Ce travail semble payer, puisque de l’avis du responsable, «les évaluateurs du GAFI ont apprécié les efforts de l’Office des changes, surtout que les déclarations de soupçon en provenance des agents de change ont augmenté». Même son de cloche pour l’AMMC, dont le chef de la brigade LBC/FT, Badre Labiad, rappelle que l’autorité donne de l’importance à l’identification des clients des opérateurs depuis plus de 10 ans. Aussi, les différentes circulaires émises récemment couvrent parfaitement les recommandations du GAFI. En parallèle, la relation avec l’Agence nationale du renseignement financier (ANRF) est fluide et les outils de contrôle de l’Autorité sont de plus en plus complexes. «Nos outils sont modernes et apportent de l’efficacité de contrôle, et c’est ce que recommande le GAFI», résume-t-il.

 

Ce qui est demandé au Maroc

En 2021, le GAFI avait estimé que le Maroc devrait continuer son travail de mise en œuvre de son plan d’action pour remédier à ses défaillances stratégiques sur plusieurs plans. Concrètement, il s’agit de l’amélioration du contrôle fondé sur les risques, en prenant des mesures correctives et des sanctions efficaces, proportionnées et dissuasives en cas de nonconformité. Le GAFI demande également de s’assurer que les informations sur les bénéficiaires effectifs, y compris les informations concernant les personnes morales et les constructions juridiques étrangères, sont appropriées, exactes et qu’elles ont été vérifiées. Sur ce volet, Bank Al-Maghrib a démarré le travail au début des années 2000, puis en 2019 avec une directive dédiée à l'identification des personnes, explique Youssef Ghchioua, responsable du contrôle sur place à la Direction de la supervision bancaire de Bank Al-Maghrib.

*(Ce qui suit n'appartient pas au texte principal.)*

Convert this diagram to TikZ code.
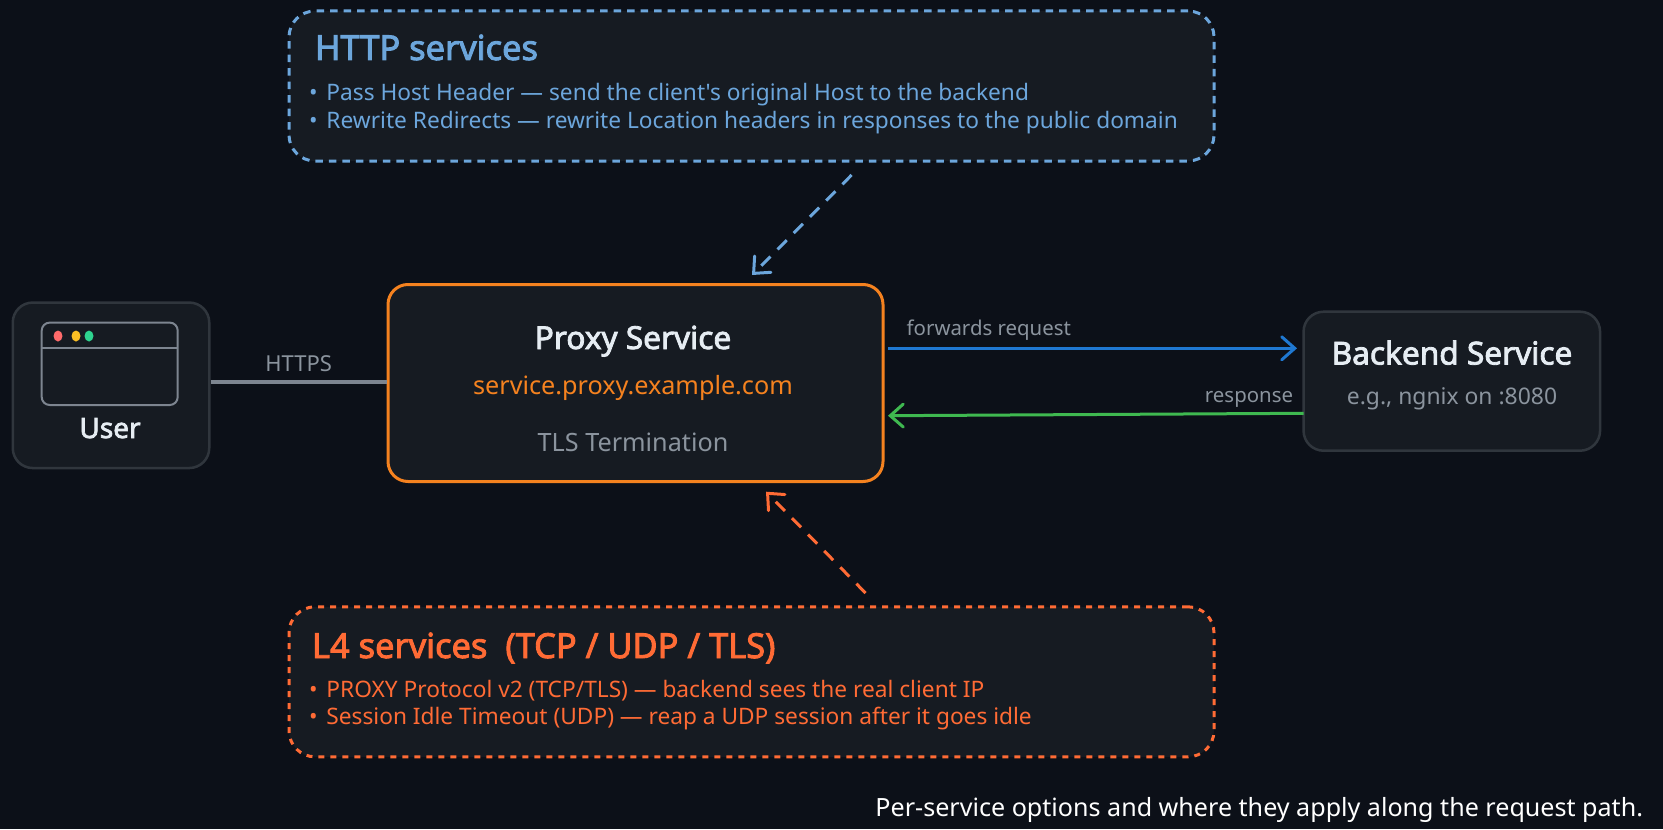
\documentclass[tikz,border=0pt]{standalone}
\usepackage{fontspec}
\usepackage{xcolor}
\usetikzlibrary{arrows.meta}
\newfontfamily\uifont[BoldFont={Noto Sans},BoldFeatures={FakeBold=2.6}]{Noto Sans}
\definecolor{bgdark}{HTML}{0C1018}
\definecolor{panelfill}{HTML}{161B22}
\definecolor{panelline}{HTML}{30363D}
\definecolor{mutedgray}{HTML}{8B949E}
\definecolor{linkgray}{HTML}{7D8590}
\definecolor{lighttext}{HTML}{E6EDF3}
\definecolor{proxyorange}{HTML}{F5821F}
\definecolor{httpblue}{HTML}{6CA6DC}
\definecolor{lfourorange}{HTML}{FF6B35}
\definecolor{fwdblue}{HTML}{1F78D1}
\definecolor{respgreen}{HTML}{3FB950}
\definecolor{dotred}{HTML}{FF6B6B}
\definecolor{dotyellow}{HTML}{FBBF24}
\definecolor{dotgreen}{HTML}{2ED48F}
\tikzset{
	every node/.append style={font=\uifont, inner sep=0pt, outer sep=0pt},
	panel/.style = {
			rectangle,
			fill            = panelfill,
			draw            = panelline,
			line width      = 1.25pt,
			outer sep       = 0.625pt,
			rounded corners = 10pt,
		},
	optbox/.style = {
			panel,
			line width      = 1.5pt,
			outer sep       = 0.75pt,
			rounded corners = 13pt,
			minimum width   = 462.5pt,
			minimum height  = 75pt,
		},
	title/.style = {font=\uifont\fontsize{15.8}{18}\selectfont\bfseries, text=lighttext, anchor=base},
	boxtitle/.style = {font=\uifont\fontsize{17.2}{20}\selectfont\bfseries, anchor=base west},
	sub/.style = {font=\uifont\fontsize{12.6}{14}\selectfont, anchor=base},
	bullet/.style = {font=\uifont\fontsize{11.35}{13}\selectfont, anchor=base west},
	small/.style = {font=\uifont\fontsize{10.2}{12}\selectfont, text=mutedgray, anchor=base},
	head/.style = {-{Straight Barb[length=6.5pt,width=11.5pt,line cap=round]}},
}
\begin{document}
\begin{tikzpicture}[x=0.5pt,y=-0.5pt]
	\useasboundingbox[fill=bgdark] (0,0) rectangle (1663,829);

	% User with its browser window
	\node[panel, minimum width=98.25pt, minimum height=82.75pt] (user) at (111,385.3) {};
	\node[draw=linkgray, line width=1pt, rounded corners=4pt, minimum width=68pt, minimum height=41.2pt] (window) at (109.7,363.8) {};
	\draw[linkgray, line width=1pt] (window.west |- 0,348) -- (window.east |- 0,348);
	\fill[dotred] (58,336) ellipse (2.25pt and 2.75pt);
	\fill[dotyellow] (76,336) ellipse (2.25pt and 2.75pt);
	\fill[dotgreen] (89,336) ellipse (2.25pt and 2.75pt);
	\node[title, font=\uifont\fontsize{14}{16}\selectfont\bfseries] (userlabel) at (110,438) {User};

	% Proxy in the middle
	\node[panel, draw=proxyorange, line width=1.5pt, outer sep=0.75pt, minimum width=247.5pt, minimum height=98.5pt] (proxy) at (635.5,383) {};
	\node[title] (proxyname) at (633,349) {Proxy Service};
	\node[sub, text=proxyorange] (proxydomain) at (633,394.5) {service.proxy.example.com};
	\node[sub, text=mutedgray] (proxytls) at (633,451) {TLS Termination};

	% Backend on the right
	\node[panel, minimum width=148.25pt, minimum height=69.5pt] (backend) at (1451.8,381.2) {};
	\node[title] (backendname) at (1452,364.5) {Backend Service};
	\node[sub, font=\uifont\fontsize{11.45}{13}\selectfont, text=mutedgray] (backendnote) at (1452,404) {e.g., ngnix on :8080};

	% Request path
	\coordinate (fwdstart) at (888,348.3);
	\coordinate (fwdend) at (1297,348.3);
	\coordinate (respstart) at (1303.7,413.3);
	\coordinate (respend) at (888,415.7);
	\draw[linkgray, line width=1.6pt] (proxy.west |- 0,382) -- (user.east |- 0,382);
	\draw[head, fwdblue, line width=1.5pt] (fwdstart) -- (fwdend);
	\draw[head, respgreen, line width=1.5pt] (respstart) -- (respend);
	\node[small, font=\uifont\fontsize{11}{12}\selectfont] (httpslabel) at (298.6,371) {HTTPS};
	\node[small, anchor=base west] (fwdlabel) at (906.7,335) {forwards request};
	\node[small, anchor=base east] (resplabel) at (1293,402) {response};

	% HTTP options
	\node[optbox, draw=httpblue, dash pattern=on 3.75pt off 3pt] (httpbox) at (751.5,86) {};
	\node[boxtitle, text=httpblue] (httptitle) at (315,60) {HTTP services};
	\node[bullet, text=httpblue] (httpfirst) at (309,101) {•\hspace{1.5pt} Pass Host Header — send the client's original Host to the backend};
	\node[bullet, text=httpblue] (httpsecond) at (309,128) {•\hspace{1.5pt} Rewrite Redirects — rewrite Location headers in responses to the public domain};
	\coordinate (httpfrom) at (851.6,175);
	\coordinate (httpto) at (752,275);
	\draw[head, httpblue, line width=1.5pt, dash pattern=on 6.5pt off 5pt] (httpfrom) -- (httpto);

	% L4 options
	\node[optbox, draw=lfourorange, dash pattern=on 3pt off 3pt] (lfourbox) at (751.5,681.8) {};
	\node[boxtitle, text=lfourorange] (lfourtitle) at (312,658) {L4 services\ \ (TCP / UDP / TLS)};
	\node[bullet, text=lfourorange] (lfourfirst) at (309,697) {•\hspace{1.5pt} PROXY Protocol v2 (TCP/TLS) — backend sees the real client IP};
	\node[bullet, text=lfourorange] (lfoursecond) at (309,724) {•\hspace{1.5pt} Session Idle Timeout (UDP) — reap a UDP session after it goes idle};
	\coordinate (lfourfrom) at (865.5,593);
	\coordinate (lfourto) at (766,491.7);
	\draw[head, lfourorange, line width=1.5pt, dash pattern=on 6.5pt off 5pt] (lfourfrom) -- (lfourto);

	% Caption
	\node[font=\uifont\fontsize{12.55}{15}\selectfont, text=white, anchor=base east] (caption) at (1643,816) {Per-service options and where they apply along the request path.};
\end{tikzpicture}
\end{document}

Un autre volet évoqué par le GAFI pour justifier la position du Maroc est en lien avec la surveillance et le contrôle efficace de la conformité des institutions financières. Et sur ce volet, l’ensemble des régulateurs ont augmenté la cadence. L’ACAPS, par exemple, a frappé fort récemment en publiant les résultats de ses contrôles. Imane El Bourichi, chef du service LBC/FT au sein de l’autorité, témoigne du travail effectué au sein de l’ACAPS. Selon elle, c’est l’activité Assurance Vie et capitalisation qui demande le plus de vigilance. Elle assure que le secteur a pris acte de l’importance du sujet sous la supervision de l’ACAPS et que des efforts «extraordinaires» sont déployés. Tout comme l’Office des changes, l’ACAPS est confrontée à un réseau de distribution dense et souvent sous-équipé qu’il faut accompagner. Mais ce qui est déterminant, selon elle, est que les dirigeants du secteur sont pleinement conscients de l’importance du sujet, rappelant que la gouvernance est un élément clé retenu par le GAFI. En plus des actions de contrôle, la responsable au sein de l'ACAPS a rappelé les multiples actions menées par le régulateur depuis la mise en place de sa sa feuille de route LBC/FT en 2018, notamment sur les volets réglementaires, de sensibilisation mais aussi de coordination nationale. L'ensemble de ces actions a été apprécié par les évaluateurs du GAFI. 

 

Et la protection des données personnelles dans tout ça ?

Cette traque massive et organisée contre le blanchiment d’argent et le financement du terrorisme se heurte à un cadre institutionnel puissant qui est celui de la protection des données, puisque la vie privée est «inévitablement touchée étant donné que la lutte se base sur la collecte des données», comme le résume Souad El Couhen, membre du CNDP. Mais cet obstacle est surmonté en amont, puisque tous les textes de lois et toutes les directives sont conformes en amont, ce qui offre un cadre de travail fluide aux autorités et aux opérateurs. Le travail des autorités marocaines est maintenant complet et effectif. Reste à savoir comment les vérificateurs du GAFI vont interpréter les éléments. Rendez-vous le 19 octobre pour le verdict. 

 

Crypto, digital et liste grise
Dans son mot d’ouverture de cet événement, Nabil Badr, Directeur adjoint à la supervision bancaire, a expliqué que la réglementation des cryptoactifs et la transformation digitale ne sont pas en opposition avec les recommandations du GAFI, du moment que la réglementation est verrouillée. «La digitalisation doit être conforme», résume-t-il. Il rappelle que Bank Al-Maghrib continue de travailler avec l’ensemble des régulateurs sur un cadre pour les cryptoactifs dans le but d'encadrer leur utilisation, et ce avec l'assistance technique de la Banque mondiale.